WEST HOLLYWOOD, Calif. — When fruit boxes stack up at markets, most people see trash or, at best, recyclable material.

Artist Narsiso Martinez sees more than that, so rather than stick them in a blue bin, he uses them as a canvas to create artwork.

What You Need To Know

  • The exhibited works are selected through a curated, blind-submission process open to all, and shown alongside selected guest artists

  • An interactive map of The Billboard Creative April 2021 project can be found at the project website

  • Artist Narsiso Martinez’s drawings and mixed media installations include multi-figure compositions set amidst agricultural landscapes

  • Continuing his education after attending LA City College, Martinez received a Master of Fine Arts degree in drawing and painting from Cal State Long Beach

“I paint on fruit boxes because I feel like, when I draw, it’s sort of a conversation between the farm workers and the agribusiness,” said Martinez. “All the labels represent the agribusiness and the farmworkers represent the people who pick the fruit.”

It’s a process Martinez started while taking time off from art school, when he went back to work on a farm to raise money for tuition.

“For me, it’s just a way of saying what happens when you bring the two together in the same space,” said Martinez.

Martinez immigrated to Los Angeles from Oaxaca, Mexico at the age of 20. Despite having only an 8th-grade education, he wanted to finish school and took odd jobs to support himself, busing tables and working on farms. With a background in manual labor, Martinez found courage and integrity in his co-workers, a theme he often portrays in his artwork.

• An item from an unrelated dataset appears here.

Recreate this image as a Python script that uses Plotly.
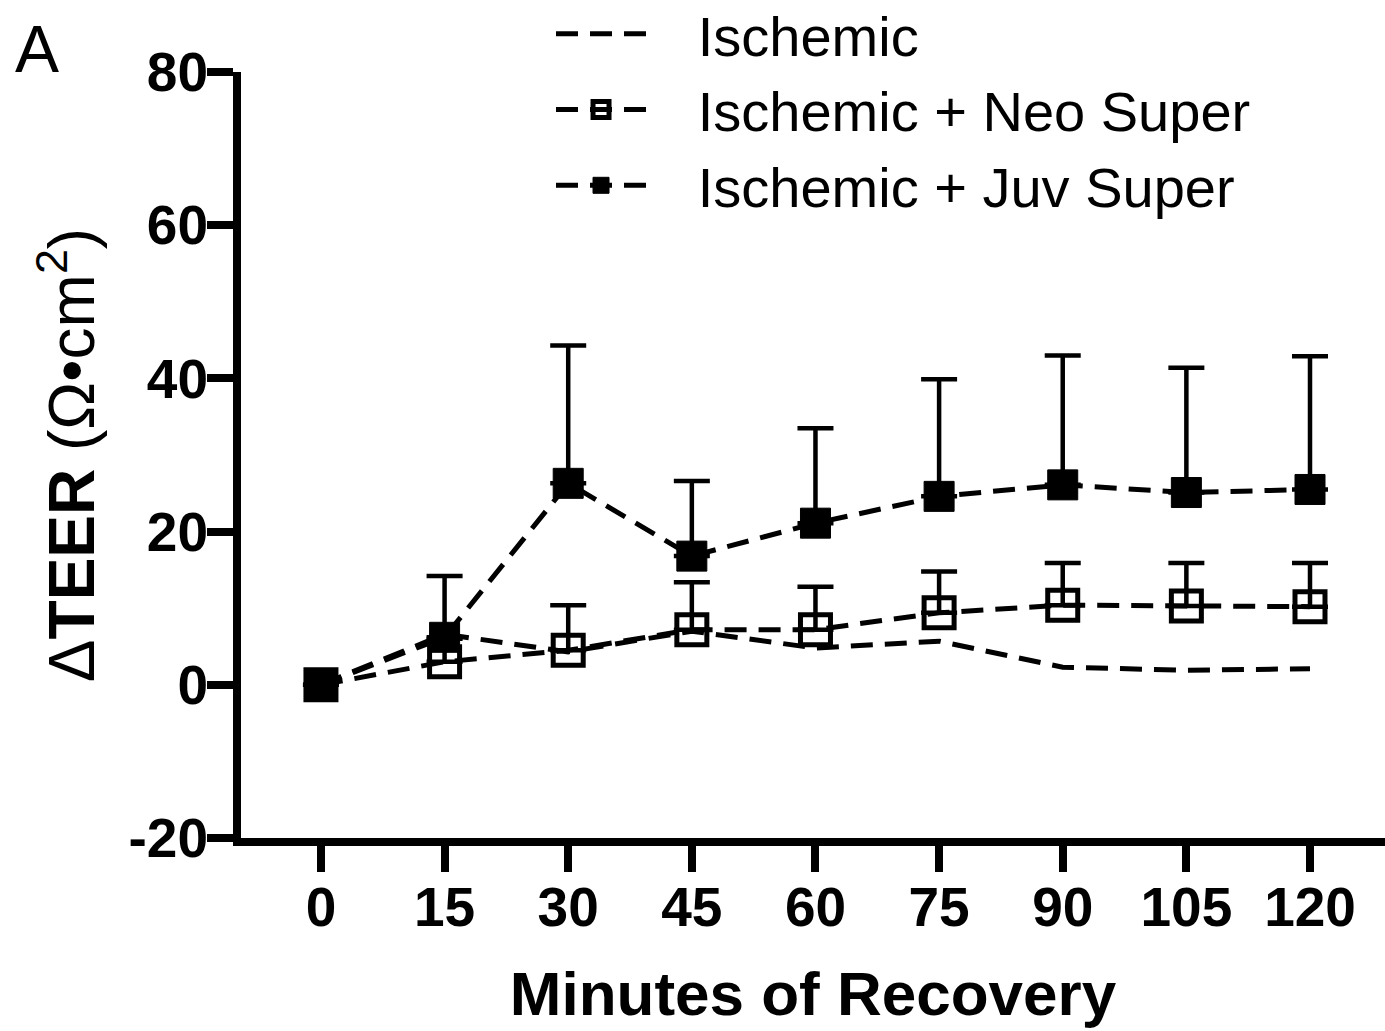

“When I first fell in love with art and decided to go to art school, I took inspiration from artists such as Van Gogh and Millet, especially when I saw their paintings about the peasantry and the so-called 'lower classes,'” said Martinez. “I really wanted to continue with that tradition.”

Having worked on farms in both Mexico and America, Martinez's perspective on the condition of farm workers is both personal and professional. Despite being one of the few on the farm that can speak English, he realized the need to speak up in times of injustice, but realized his art could transcend language.

“These people are literally the people that pick our food, the food that we consume every day,” said Martinez. “I want to bring them a little bit out of the shadows.”

Martinez’s work has been exhibited at the Long Beach Museum of Art and Charlie James Gallery in Chinatown. His latest and largest work is on a billboard in West Hollywood. A guest artist in an open-air large format outdoor exhibition, he’s one of 30 artists being featured on 30 billboards throughout LA in a project from The Billboard Creative.

“Having this community represented on a billboard gives us inclusivity and acceptance and the fact that we are also participants of this community as immigrants, as farmworkers,” said Martinez. “In general, as human beings.”